West Hampstead has great transport links and a good housing stock from huge detached houses in South Hampstead, the more modest Victorian terraces and the Edwardian mansions blocks. It has an improving high street that despite its growing pains transitioning from charity shop, kebab shop, estate agents and pizza takeaways, has plenty going for it.
So despite being bonkers in absolute terms at 20% less than Queens Park, half the price of Hampstead etc. it isn’t all bad…
However…..
On point 2 which seems to be the basis of the argument; price rises are not sustainable whilst maintaining the current social mix. Over the next few years business will have to consider relocating outside London for back office functions where workers get priced out or commutes become unwieldy. This would have a dampening effect as demand subsides. All the time I see young colleagues increasingly priced out of central London and buying in parts of London I have never even heard of, let alone considered myself when I was their age.
The influx of foreign buyers should also find its own dampening effect as the very reason they are attracted to London, its vibrancy (and liberal tax regime on non domiciled residents), i stifled by the increasing prices and as London becomes some form of pastiche of itself for Russian, Chinese and Middle Eastern billionaires. See damning start to this NYT article: http://www.nytimes.com/2014/03/08/opinion/londons-laundry-business.html?smid=tw-share&_r=0
As with every bubble people will tell you it is unstoppable and it will go on forever – hurry now before you miss out; it might be higher tomorrow; flats will be £36m! That is what makes a bubble.
But property is just a commodity.
Supply will increase as prices attract more development – see again little West Hampstead and the tricky sites currently being developed or being proposed to be developed. Demand will subside as prices rise faster than incomes and become less affordable and if we get to the tipping point for more London businesses to relocate staff outside the M25. A Disney-fied soul-less London and taxes on foreign ownership and a new ‘hot hot thing’ will eventually put off the fickle international billionaire set.
But as yet I haven’t seen their Bentley Continentals and Lambos clogging up West End Lane.
And on the sub point of equity withdrawal;
Buying a house is the biggest and riskiest investment most people will ever make.

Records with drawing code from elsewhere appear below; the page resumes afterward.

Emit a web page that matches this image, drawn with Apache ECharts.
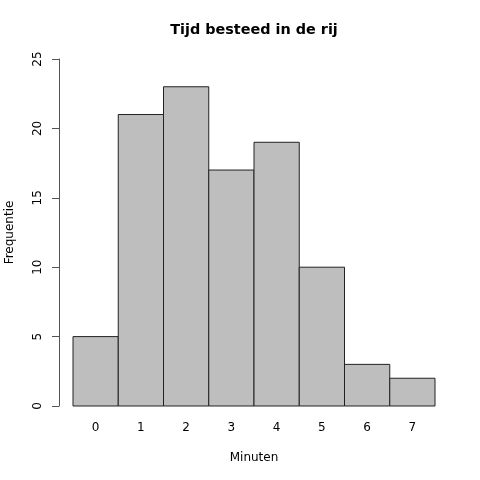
<!DOCTYPE html>
<html><head><meta charset="utf-8">
<script src="https://cdn.jsdelivr.net/npm/echarts@6/dist/echarts.min.js"></script>
<style>html,body{margin:0;padding:0;background:#fff}#c{width:480px;height:480px}</style>
</head><body><div id="c"></div>
<script>
const categories = ['0','1','2','3','4','5','6','7'];
const frequencies = [5, 21, 23, 17, 19, 10, 3, 2];
const yTicks = [0, 5, 10, 15, 20, 25];

const chart = echarts.init(document.getElementById('c'), null, {renderer:'canvas'});
const font = 'DejaVu Sans';
chart.setOption({
  animation: false,
  backgroundColor: '#ffffff',
  graphic: [{
    type: 'text', x: 254, y: 30,
    style: {text: 'Tijd besteed in de rij', fontFamily: font, fontSize: 14.4, fontWeight: 'bold',
      fill: '#000', align: 'center', verticalAlign: 'middle'}
  }],
  grid: {left: 73, right: 45, top: 59, bottom: 74, containLabel: false, outerBoundsMode: 'none'},
  xAxis: {
    type: 'category', data: categories,
    axisLine: {show: false}, axisTick: {show: false},
    axisLabel: {fontFamily: font, fontSize: 12, color: '#000', margin: 16},
    name: 'Minuten', nameLocation: 'middle', nameGap: 46,
    nameTextStyle: {fontFamily: font, fontSize: 12, color: '#000'}
  },
  yAxis: {
    type: 'value', min: 0, max: 25, interval: 5, offset: 14,
    axisLine: {show: true, lineStyle: {color: '#555', width: 1}},
    axisTick: {show: true, length: 7, lineStyle: {color: '#555'}},
    splitLine: {show: false},
    axisLabel: {fontFamily: font, fontSize: 12, color: '#000', rotate: 90, margin: 15,
      formatter: v => yTicks.includes(v) ? String(v) : ''},
    name: 'Frequentie', nameLocation: 'middle', nameGap: 43,
    nameTextStyle: {fontFamily: font, fontSize: 12, color: '#000'}
  },
  series: [{
    type: 'custom',
    data: frequencies.map((v, i) => [i, v]),
    encode: {x: 0, y: 1},
    renderItem: function (params, api) {
      const i = api.value(0), v = api.value(1);
      const top = api.coord([i, v]);
      const base = api.coord([i, 0]);
      const w = api.size([1, 0])[0];
      return {
        type: 'rect',
        shape: {x: top[0] - w / 2, y: top[1], width: w, height: base[1] - top[1]},
        style: {fill: '#bebebe', stroke: '#222', lineWidth: 1}
      };
    }
  }]
});
</script></body></html>
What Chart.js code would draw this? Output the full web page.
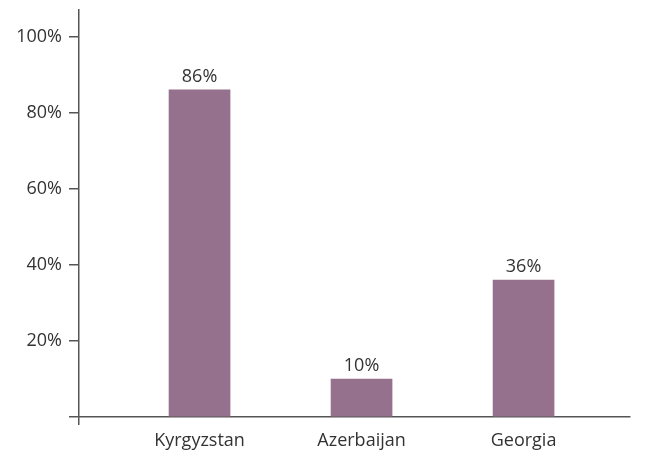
<!DOCTYPE html>
<html>
<head>
<meta charset="utf-8">
<script src="https://cdn.jsdelivr.net/npm/chart.js@4/dist/chart.umd.min.js"></script>
<style>
html,body{margin:0;padding:0;background:#fff;}
#wrap{width:647px;height:453px;position:relative;}
</style>
</head>
<body>
<div id="wrap"><canvas id="c" width="647" height="453"></canvas></div>
<script>
const categories = ["Kyrgyzstan", "Azerbaijan", "Georgia"];
const values = [86, 10, 36];
const yTicks = [0, 20, 40, 60, 80, 100];

const FONT = "'Open Sans', Lato, sans-serif";
const TEXT = "#333333";
const AXIS = "#555555";
const BAR = "#96718e";
const X_MIN = -0.744, X_MAX = 2.657;
const STUB = X_MIN + 0.0005;

const valueLabels = {
  id: 'valueLabels',
  afterDatasetsDraw(chart) {
    const ctx = chart.ctx;
    const meta = chart.getDatasetMeta(0);
    ctx.save();
    ctx.font = "18px " + FONT;
    ctx.fillStyle = TEXT;
    ctx.textAlign = 'center';
    ctx.textBaseline = 'bottom';
    meta.data.forEach((el, i) => {
      ctx.fillText(values[i] + '%', el.x, el.y - 4);
    });
    ctx.restore();
  }
};

new Chart(document.getElementById('c'), {
  type: 'bar',
  data: {
    datasets: [{
      data: categories.map((c, i) => ({x: i, y: values[i]})),
      backgroundColor: BAR,
      barThickness: 61
    }]
  },
  options: {
    responsive: false,
    animation: false,
    events: [],
    layout: {padding: {left: 0, right: 17, top: 10, bottom: 0}},
    plugins: {legend: {display: false}, tooltip: {enabled: false}},
    scales: {
      x: {
        type: 'linear',
        offset: false,
        min: X_MIN,
        max: X_MAX,
        afterBuildTicks(s) { s.ticks = [STUB, 0, 1, 2].map(v => ({value: v})); },
        afterFit(s) { s.height = 36; s.paddingLeft = 0; s.paddingRight = 0; },
        ticks: {
          autoSkip: false,
          maxRotation: 0,
          padding: 5,
          color: TEXT,
          font: {family: FONT, size: 18},
          callback: (v) => Number.isInteger(v) ? categories[v] : ''
        },
        grid: {
          offset: false,
          drawOnChartArea: false,
          tickLength: 8,
          lineWidth: 1.5,
          color: (ctx) => (ctx.tick && ctx.tick.value === STUB) ? AXIS : 'rgba(0,0,0,0)'
        },
        border: {display: true, color: AXIS, width: 1.5}
      },
      y: {
        min: 0,
        max: 107,
        afterBuildTicks(s) { s.ticks = yTicks.map(v => ({value: v})); },
        afterFit(s) { s.width = 79; s.paddingTop = 0; s.paddingBottom = 0; },
        ticks: {
          padding: 7,
          color: TEXT,
          font: {family: FONT, size: 18},
          callback: (v) => v === 0 ? '' : v + '%'
        },
        grid: {
          drawOnChartArea: false,
          tickLength: 10,
          lineWidth: 1.5,
          color: AXIS
        },
        border: {display: true, color: AXIS, width: 1.5}
      }
    }
  },
  plugins: [valueLabels]
});
</script>
</body>
</html>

Most people start by owning as little as 10% of this asset, with the bank owning the other 90%.
Obviously this means if your house price goes up 10% your equity has doubled but conversely if your house price falls 10% you have no equity and so on.
The notion that you should see you house price as a source of income is an absurd one in a post-financial crisis world.
Over time you should be glad your equity percentage is rising either by repayments or (if you are very very lucky) by house price inflation. But the notion you should keep the risk high and the leverage up by drawing equity on implied price increases in an illiquid asset is strange to say the least.
It is far from clear to me that there is any economic benefit in house price inflation and if as the writer suggests, it is used for equity withdrawal, it simply increases risk in the system and makes the crashes harder.
If I may be a little tongue in cheek: I am still not fully clear if Mr. Jenkins is serious, or if his post is intended to be a parody.
Regarding those that are “priced out”, which he almost dismisses with a few small comments: these are the people that provide vital services that Jenkins and all of us here gladly use and rely on every single day. Nurses, police, firemen, clerks in stores, etc. When the people providing the most basic services are “priced out”, it is time to step back and re-think. When you consider the impact on these people and their families, one has to wonder if the ‘bonkers’ property market really helping the greater good as Mr. Jenkins claims. Or simply reinforcing inequality.
A completely different aspect is that if one compares internationally, people are paying unbelievably high prices for property that is sub-standard and outdated. The only way this can represent an investment, is if pricing doesn’t reflect factual value, but perceived value. Taking a historical perspective, there was a time when the perceived value of a single tulip bulb was roughly the value of a house (The Dutch Tulip Mania and first financial bubble) … did that equal the factual value? I leave Mr. Jenkins to answer that.
The idea that rising property prices help to *promote* diversity (“adding to the multi-cultural mix of Londoners that want to buy property whilst giving it such vibrancy and diversification”) is one of the most egregious pieces of doublespeak I’ve ever seen.
“overseas investors … employ local surveyors, solicitors and agents”
How excellent to have an economy built on such international, world leading skills!